Learning More about the Leaky Heart Valve

Many people who have been suffering from a leaky heart valve have been born with the condition. For most of these people, they were found to have telltale murmurs of a problematic heart. However, there are those who are only diagnosed with the condition in their adult life. There are also those who don’t know that they have the condition until they suffer from the only symptom which is heart attack.

There are many types of cardiovascular conditions, but those who suffer from leaky heart valve may have acquired such condition from other cardiac illnesses such as rheumatic heart disease, heart attack, or the infective endocarditis. Children who suffer from strep throat may suffer from rheumatic heart disease as a result or they may suffer from heart valves that are problematic.

Other causes of heart valve problems are bacterial infections and also endocarditis of the heart. Such infection may result from medical procedures like surgery or dental procedure wherein bacteria were able to enter the system. In this case, the heart’s valves have been scarred because of the infection and this may result to heart valve regurgitation. This is the backflow of blood back going through the valve.

There are several tests that can be done to identify and diagnose a heart valve condition. These are chest x-ray, electrocardiography, echocardiogram, and cardiac catheterization. Another common heart condition is atrial fibrillation (Afib). This is a common rhythm abnormality of the heart.

A normal heart has a constant and regular rhythm and it beats at around 60 to 100 times every minute when not active. For a person with Afib, the person suffers from disorganized and irregular heartbeat.

The rate of impulses that run through the atria may range from 300 to 600 beats every minute. There are different classifications of Afib according to the atrial fibrillation guidelines.

  • Paroxysmal Afib- means that the afib episodes are terminated right away and within a period of 7 days.
  • Persistent Afib- means that the episodes last more than 7 days.
  • Permanent Afib- means that afib failed cardioversion or conversion to normal heart rhythm or if cardioversion was not attempted.
  • Non-valvular Afib-means that afib occurs even without any prior disease that involves the heart valves.
  • Lone Afib- this means afib happens in a young person who has had no evidence of prior heart ailment.

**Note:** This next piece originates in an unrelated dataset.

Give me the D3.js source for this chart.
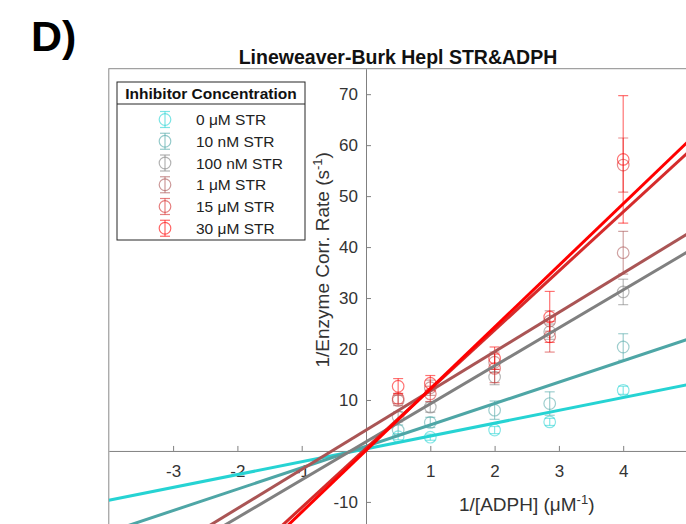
<!DOCTYPE html>
<html>
<head>
<meta charset="utf-8">
<script src="https://cdnjs.cloudflare.com/ajax/libs/d3/7.8.5/d3.min.js"></script>
<style>
  body { margin: 0; background: #fff; }
  text { font-family: "Liberation Sans", Arial, sans-serif; }
</style>
</head>
<body>
<script>
// x values: 1/[ADPH] (uM^-1)
invADPH = [0.5, 1, 2, 2.857, 4];

seriesNames = ["0 μM STR", "10 nM STR", "100 nM STR", "1 μM STR", "15 μM STR", "30 μM STR"];

// 1/enzyme rate means (s^-1), one array per inhibitor level
rate0uM   = [2.8, 2.7, 4.1, 5.7, 11.9];
rate10nM  = [4.1, 5.6, 8.0, 9.3, 20.4];
rate100nM = [6.7, 8.6, 14.5, 23.4, 31.2];
rate1uM   = [9.9, 12.4, 17.4, 25.5, 38.9];
rate15uM  = [10.3, 11.2, 16.2, 22.4, 56.1];
rate30uM  = [12.7, 13.3, 18.2, 26.3, 57.2];

// error bar half widths
err0uM   = [0.6, 0.6, 0.7, 0.7, 0.8];
err10nM  = [1.0, 1.0, 1.8, 2.3, 2.6];
err100nM = [1.0, 1.0, 1.5, 1.5, 2.5];
err1uM   = [1.0, 1.5, 2.0, 2.0, 4.2];
err15uM  = [1.0, 1.5, 2.8, 3.0, 5.3];
err30uM  = [1.5, 1.5, 2.2, 5.0, 12.5];

// linear fit of each series (slope, intercept)
fitSlope     = [2.52, 4.2, 7.45, 7.7, 11.6, 12.1];
fitIntercept = [0.4, 0.9, 1.8, 4.1, 0.5, 0.1];

xTicks = [-3, -2, -1, 1, 2, 3, 4];
yTicks = [-10, 10, 20, 30, 40, 50, 60, 70];

rates = [rate0uM, rate10nM, rate100nM, rate1uM, rate15uM, rate30uM];
errs  = [err0uM, err10nM, err100nM, err1uM, err15uM, err30uM];
colors = ["#26d3d3", "#4ea6a6", "#808080", "#aa5555", "#d52b2b", "#ff0000"];

w = 686;
h = 524;

svg = d3.select("body")
  .append("svg")
    .attr("width", w)
    .attr("height", h);

x = d3.scaleLinear().domain([-4, 5]).range([108.8, 687.5]);
y = d3.scaleLinear().domain([-15, 75]).range([527.4, 68.7]);

svg.append("clipPath").attr("id", "clip")
  .append("rect")
    .attr("x", x(-4)).attr("y", y(75))
    .attr("width", x(5) - x(-4)).attr("height", y(-15) - y(75));

// box around axes
svg.append("rect")
  .attr("x", x(-4)).attr("y", y(75))
  .attr("width", x(5) - x(-4)).attr("height", y(-15) - y(75))
  .attr("fill", "none")
  .attr("stroke", "#8a8a8a")
  .attr("stroke-width", 1);

// axes through the origin
xAxis = svg.append("g")
  .attr("transform", "translate(0," + y(0) + ")")
  .call(d3.axisBottom(x).tickValues(xTicks).tickSizeInner(-5).tickSizeOuter(0).tickPadding(14)
    .tickFormat(d3.format("d")));
yAxis = svg.append("g")
  .attr("transform", "translate(" + x(0) + ",0)")
  .call(d3.axisLeft(y).tickValues(yTicks).tickSizeInner(-5).tickSizeOuter(0).tickPadding(8)
    .tickFormat(d3.format("d")));

svg.selectAll(".domain, .tick line").attr("stroke", "#808080");
svg.selectAll(".tick text")
  .attr("fill", "#333")
  .style("font-size", "17px")
  .style("font-family", "'Liberation Sans', Arial, sans-serif")
  .text(d => d < 0 ? "-" + Math.abs(d) : d);

plot = svg.append("g").attr("clip-path", "url(#clip)");

// error bars and markers
rates.forEach((r, s) => {
  pts = r.map((v, i) => ({x: invADPH[i], y: v, e: errs[s][i]}));
  g = plot.append("g")
    .attr("stroke", colors[s])
    .attr("stroke-opacity", 0.55)
    .attr("fill", "none")
    .attr("stroke-width", 1.2);
  g.selectAll(".bar").data(pts).enter().append("line")
    .attr("x1", d => x(d.x)).attr("x2", d => x(d.x))
    .attr("y1", d => y(d.y - d.e)).attr("y2", d => y(d.y + d.e));
  g.selectAll(".capTop").data(pts).enter().append("line")
    .attr("x1", d => x(d.x) - 5).attr("x2", d => x(d.x) + 5)
    .attr("y1", d => y(d.y + d.e)).attr("y2", d => y(d.y + d.e));
  g.selectAll(".capBot").data(pts).enter().append("line")
    .attr("x1", d => x(d.x) - 5).attr("x2", d => x(d.x) + 5)
    .attr("y1", d => y(d.y - d.e)).attr("y2", d => y(d.y - d.e));
  g.selectAll("circle").data(pts).enter().append("circle")
    .attr("cx", d => x(d.x)).attr("cy", d => y(d.y))
    .attr("r", 5.8);
});

// fitted lines
fitSlope.forEach((m, s) => {
  plot.append("line")
    .attr("x1", x(-4)).attr("y1", y(m * -4 + fitIntercept[s]))
    .attr("x2", x(5)).attr("y2", y(m * 5 + fitIntercept[s]))
    .attr("stroke", colors[s])
    .attr("stroke-width", 3);
});

// title and labels
svg.append("text")
  .attr("x", 398).attr("y", 64)
  .attr("text-anchor", "middle")
  .style("font-size", "19.5px").style("font-weight", "bold")
  .attr("fill", "#111")
  .text("Lineweaver-Burk Hepl STR&ADPH");

svg.append("text")
  .attr("x", 31).attr("y", 51)
  .style("font-size", "43px").style("font-weight", "bold")
  .attr("fill", "#000")
  .text("D)");

xl = svg.append("text")
  .attr("x", x(2.5)).attr("y", 511)
  .attr("text-anchor", "middle")
  .style("font-size", "19px")
  .attr("fill", "#333");
xl.append("tspan").text("1/[ADPH] (μM");
xl.append("tspan").attr("dy", -7).style("font-size", "13px").text("-1");
xl.append("tspan").attr("dy", 7).text(")");

yl = svg.append("text")
  .attr("transform", "translate(329," + y(37.5) + ") rotate(-90)")
  .attr("text-anchor", "middle")
  .style("font-size", "19px")
  .attr("fill", "#333");
yl.append("tspan").text("1/Enzyme Corr. Rate (s");
yl.append("tspan").attr("dy", -7).style("font-size", "13px").text("-1");
yl.append("tspan").attr("dy", 7).text(")");

// legend
legend = svg.append("g");
legend.append("rect")
  .attr("x", 117).attr("y", 82).attr("width", 188).attr("height", 158)
  .attr("fill", "#fff").attr("stroke", "#262626").attr("stroke-width", 1);
legend.append("line")
  .attr("x1", 117).attr("x2", 305).attr("y1", 104).attr("y2", 104)
  .attr("stroke", "#262626");
legend.append("text")
  .attr("x", 211).attr("y", 99)
  .attr("text-anchor", "middle")
  .style("font-size", "15.5px").style("font-weight", "bold")
  .attr("fill", "#111")
  .text("Inhibitor Concentration");

seriesNames.forEach((name, s) => {
  cy = 119.5 + s * 21.75;
  lg = legend.append("g")
    .attr("stroke", colors[s]).attr("stroke-opacity", 0.6)
    .attr("fill", "none").attr("stroke-width", 1.2);
  lg.append("line").attr("x1", 165).attr("x2", 165).attr("y1", cy - 8).attr("y2", cy + 8);
  lg.append("line").attr("x1", 160).attr("x2", 170).attr("y1", cy - 8).attr("y2", cy - 8);
  lg.append("line").attr("x1", 160).attr("x2", 170).attr("y1", cy + 8).attr("y2", cy + 8);
  lg.append("circle").attr("cx", 165).attr("cy", cy).attr("r", 5.8);
  legend.append("text")
    .attr("x", 196).attr("y", cy + 5.5)
    .style("font-size", "15.5px")
    .attr("fill", "#222")
    .text(name);
});
</script>
</body>
</html>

There are those who suffer from afib that don’t experience symptoms. The others may suffer from the following symptoms: shortness of breath, giddiness, palpitations, chest discomfort, and fatigue.

There are also several factors that may put a person at risk for afib. These are chronic renal failure, aging, heart failure, obesity, hyperlipidaemia, diabetes mellitus, hypertension, and metabolic syndrome.

What makes afib dangerous is that it can increase the chance for stroke. A person who has afib is 3 to 5 times more likely to suffer from stroke than a person who doesn’t have it. Afib may also lead to heart failure.

There are three ways to manage atrial fibrillation: to slow down the heart rate, to prevent stroke, and to restore and sustain normal heart rhythm.